2. Relationships (Scatter Plots)
Question: Is there a visible relationship between a customer’s age and their salary?
We use a Scatter Plot to explore this relationship, adding the hue parameter to colour-code points by a third variable (like gender) for deeper insight.
# Scatter Plot: Relationship between two numerical variables
plt.figure(figsize=(10, 6))
sns.scatterplot(x="age", y="salary", data=df, hue="gender")
plt.title("Age vs. Salary, colored by Gender")
plt.xlabel("Age")
plt.ylabel("Salary")
plt.show()
A visible upward trend would suggest that salary tends to increase with age, though further analysis would be needed to confirm this relationship.
3. Comparisons (Bar Plots)
Question: How does the average product rating compare across different city locations?
We use a Bar Plot (Seaborn’s barplot defaults to showing the mean) to compare a numerical value across categories.
# Bar Plot: Comparison of average rating across different cities
plt.figure(figsize=(12, 6))
# errorbar=None removes the default error bars for simplicity in this example
sns.barplot(x="city", y="rating", data=df, errorbar=None)
plt.title("Average Rating by City")
plt.xlabel("City")
plt.ylabel("Average Rating")
plt.xticks(rotation=45) # Rotate labels for better readability
plt.show()
Conclusion: From Code to Insight
This completes the foundational phase of our data science journey into the world of data science with Python.

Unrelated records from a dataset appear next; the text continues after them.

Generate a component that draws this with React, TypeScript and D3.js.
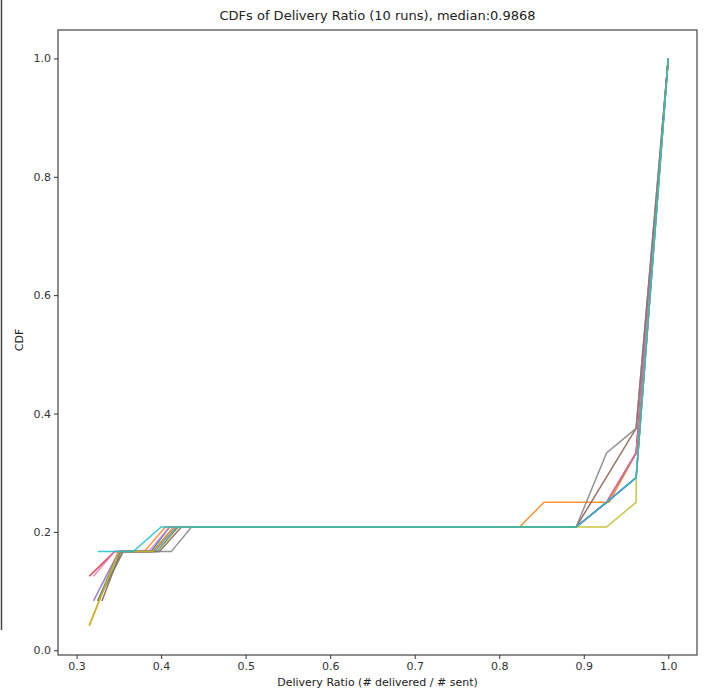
import React, { useRef, useEffect } from "react";
import { select, scaleLinear, axisBottom, axisLeft, line, format } from "d3";

// CDF points per run: [delivery ratio, count out of 24]
const total = 24;
const run0 = [[0.325, 2], [0.35, 4], [0.388, 4], [0.41, 5], [0.891, 5], [0.927, 6], [0.962, 7], [1.0, 24]];
const run1 = [[0.315, 1], [0.35, 4], [0.38, 4], [0.405, 5], [0.824, 5], [0.853, 6], [0.93, 6], [0.962, 8], [1.0, 24]];
const run2 = [[0.325, 2], [0.355, 4], [0.395, 4], [0.42, 5], [0.891, 5], [0.927, 6], [0.962, 8], [1.0, 24]];
const run3 = [[0.315, 3], [0.345, 4], [0.39, 4], [0.415, 5], [0.891, 5], [0.927, 6], [0.962, 8], [1.0, 24]];
const run4 = [[0.32, 2], [0.35, 4], [0.392, 4], [0.418, 5], [0.891, 5], [0.927, 6], [0.962, 7], [1.0, 24]];
const run5 = [[0.33, 2], [0.352, 4], [0.398, 4], [0.424, 5], [0.891, 5], [0.962, 9], [1.0, 24]];
const run6 = [[0.32, 3], [0.345, 4], [0.385, 4], [0.41, 5], [0.891, 5], [0.927, 6], [0.962, 8], [1.0, 24]];
const run7 = [[0.325, 2], [0.355, 4], [0.412, 4], [0.436, 5], [0.891, 5], [0.927, 8], [0.962, 9], [1.0, 24]];
const run8 = [[0.315, 1], [0.35, 4], [0.39, 4], [0.415, 5], [0.913, 5], [0.927, 5], [0.962, 6], [0.962, 7], [1.0, 24]];
const run9 = [[0.325, 4], [0.367, 4], [0.4, 5], [0.891, 5], [0.927, 6], [0.962, 7], [1.0, 24]];
const runs = [run0, run1, run2, run3, run4, run5, run6, run7, run8, run9];
const colors = ["#1f77b4", "#ff7f0e", "#2ca02c", "#d62728", "#9467bd", "#8c564b", "#e377c2", "#7f7f7f", "#bcbd22", "#17becf"];

const xTicks = [0.3, 0.4, 0.5, 0.6, 0.7, 0.8, 0.9, 1.0];
const yTicks = [0.0, 0.2, 0.4, 0.6, 0.8, 1.0];
const title = "CDFs of Delivery Ratio (10 runs), median:0.9868";

const App = () => {
    const svgRef = useRef();
    const width = 704;
    const height = 692;
    const margin = { top: 30, right: 7, bottom: 37, left: 58 };

    useEffect(() => {
        const svg = select(svgRef.current);
        const xScale = scaleLinear()
            .domain([0.278, 1.034])
            .range([margin.left, width - margin.right]);
        const yScale = scaleLinear()
            .domain([-0.008, 1.048])
            .range([height - margin.bottom, margin.top]);

        const xAxis = axisBottom(xScale).tickValues(xTicks).tickFormat(format(".1f")).tickSize(4).tickSizeOuter(0);
        const yAxis = axisLeft(yScale).tickValues(yTicks).tickFormat(format(".1f")).tickSize(4).tickSizeOuter(0);

        svg.select(".x-axis")
            .attr("transform", "translate(0," + (height - margin.bottom) + ")")
            .call(xAxis);
        svg.select(".y-axis")
            .attr("transform", "translate(" + margin.left + ",0)")
            .call(yAxis);
        svg.selectAll(".domain").remove();
        svg.selectAll(".tick line").attr("stroke", "#333");
        svg.selectAll(".tick text")
            .attr("fill", "#333")
            .attr("font-size", 11)
            .attr("font-family", "DejaVu Sans, sans-serif");

        const myLine = line()
            .x(function (d) { return xScale(d[0]); })
            .y(function (d) { return yScale(d[1] / total); });

        svg.select(".lines")
            .selectAll("path")
            .data(runs)
            .join("path")
            .attr("d", myLine)
            .attr("fill", "none")
            .attr("stroke", (d, i) => colors[i])
            .attr("stroke-opacity", 0.85)
            .attr("stroke-width", 1.5);
    }, []);

    return (
        <div style={{ position: "absolute", left: 0, top: 0 }}>
            <svg ref={svgRef} width={width} height={height} style={{ display: "block", background: "#fff" }}>
                <line x1={1.5} x2={1.5} y1={0} y2={630} stroke="#444" strokeWidth={1.5} />
                <g className="lines" />
                <rect x={margin.left} y={margin.top} width={width - margin.left - margin.right}
                    height={height - margin.top - margin.bottom} fill="none" stroke="#444" strokeWidth={1.2} />
                <g className="x-axis" />
                <g className="y-axis" />
                <text x={(margin.left + width - margin.right) / 2} y={20} textAnchor="middle"
                    fontSize={13} fontFamily="DejaVu Sans, sans-serif" fill="#222">{title}</text>
                <text x={(margin.left + width - margin.right) / 2} y={686} textAnchor="middle"
                    fontSize={11} fontFamily="DejaVu Sans, sans-serif" fill="#222">Delivery Ratio (# delivered / # sent)</text>
                <text transform="translate(23,340) rotate(-90)" textAnchor="middle"
                    fontSize={11} fontFamily="DejaVu Sans, sans-serif" fill="#222">CDF</text>
            </svg>
        </div>
    );
};

export default App;
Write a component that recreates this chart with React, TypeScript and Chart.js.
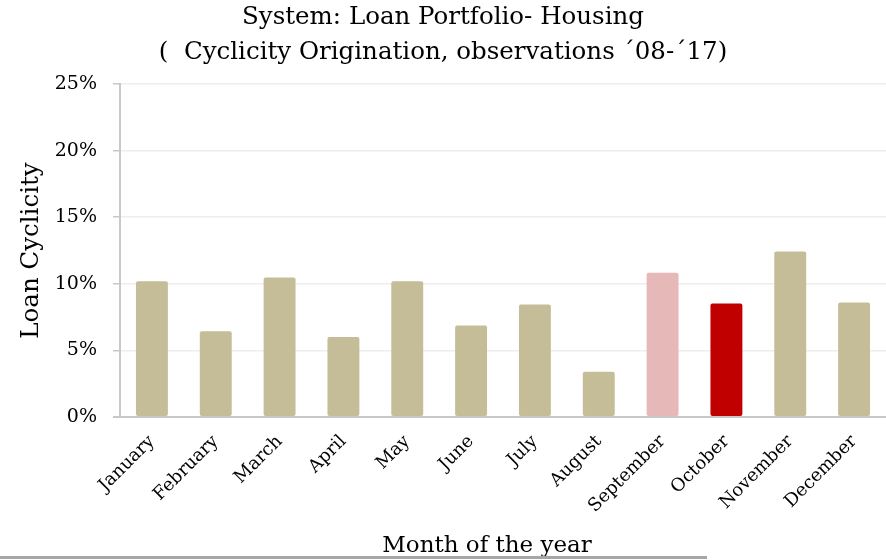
import React, { useEffect, useRef } from "react";
import { Chart, registerables } from "chart.js";

Chart.register(...registerables);

const months = ["January", "February", "March", "April", "May", "June", "July", "August", "September", "October", "November", "December"];
const cyclicity = [10.2, 6.43, 10.48, 6.0, 10.2, 6.88, 8.45, 3.4, 10.83, 8.53, 12.43, 8.6];
const barColors = ["#c4bd97", "#c4bd97", "#c4bd97", "#c4bd97", "#c4bd97", "#c4bd97", "#c4bd97", "#c4bd97", "#e6b9b8", "#c00000", "#c4bd97", "#c4bd97"];
const titleLines = ["System: Loan Portfolio- Housing", "(  Cyclicity Origination, observations \u00B408-\u00B417)"];
const yTitle = "Loan Cyclicity";
const xTitle = "Month of the year";

const FONT = "'DejaVu Serif', serif";

const xTitlePlugin = {
  id: "xTitlePlugin",
  afterDraw(chart: any) {
    const ctx = chart.ctx;
    ctx.save();
    ctx.fillStyle = "#000";
    ctx.font = `23px ${FONT}`;
    ctx.textAlign = "center";
    ctx.textBaseline = "alphabetic";
    ctx.fillText(xTitle, 487, 552);
    ctx.fillStyle = "#a6a6a6";
    ctx.fillRect(0, 556, 707, 3);
    ctx.restore();
  },
};

export default function App() {
  const ref = useRef<HTMLCanvasElement>(null);
  useEffect(() => {
    document.body.style.margin = "0";
    const chart = new Chart(ref.current!, {
      type: "bar",
      data: {
        labels: months,
        datasets: [
          {
            data: cyclicity,
            backgroundColor: barColors,
            borderRadius: 2,
            borderSkipped: false,
            barPercentage: 0.5,
            categoryPercentage: 1,
          },
        ],
      },
      plugins: [xTitlePlugin],
      options: {
        animation: false,
        responsive: false,
        layout: { padding: { top: 0, right: 0, left: 0, bottom: 0 } },
        plugins: {
          legend: { display: false },
          tooltip: { enabled: false },
          title: {
            display: true,
            text: titleLines,
            color: "#000",
            font: { family: FONT, size: 24.5, weight: "normal", lineHeight: 1.43 },
            padding: { top: 0, bottom: 14 },
          },
        },
        scales: {
          x: {
            grid: { display: false },
            border: { display: false },
            ticks: {
              color: "#000",
              font: { family: FONT, size: 18 },
              minRotation: 45,
              maxRotation: 45,
              padding: 6,
            },
            afterFit(scale: any) {
              scale.height = 143;
            },
          },
          y: {
            min: 0,
            max: 25,
            ticks: {
              stepSize: 5,
              color: "#000",
              font: { family: FONT, size: 19 },
              padding: 16,
              callback: (v: any) => v + "%",
            },
            grid: {
              color: (c: any) => (c.tick && c.tick.value === 0 ? "#c8c8c8" : "#eeeeee"),
              lineWidth: (c: any) => (c.tick && c.tick.value === 0 ? 2 : 1.5),
              tickColor: "#c8c8c8",
              tickLength: 7,
            },
            border: { color: "#c8c8c8", width: 2 },
            title: {
              display: true,
              text: yTitle,
              color: "#000",
              font: { family: FONT, size: 24.5 },
              padding: { top: 17, bottom: 4 },
            },
            afterFit(scale: any) {
              scale.width = 120;
            },
          },
        },
      },
    });
    return () => chart.destroy();
  }, []);
  return <canvas ref={ref} width={886} height={560} style={{ display: "block" }} />;
}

We moved from an empty console to a data-driven narrative:
- Setup (Chapter 1): We built a reliable, isolated environment.
- Cleaning (Chapter 2): We transformed raw, messy data into a trustworthy asset.
- Visualisation (Chapter 3): We used charts to uncover key insights, such as [Insert a sample finding here based on your imaginary data, e.g., “the strong positive correlation between Age and Salary”].
By mastering these three phases, you now have the foundational skills to tackle any real-world data science project.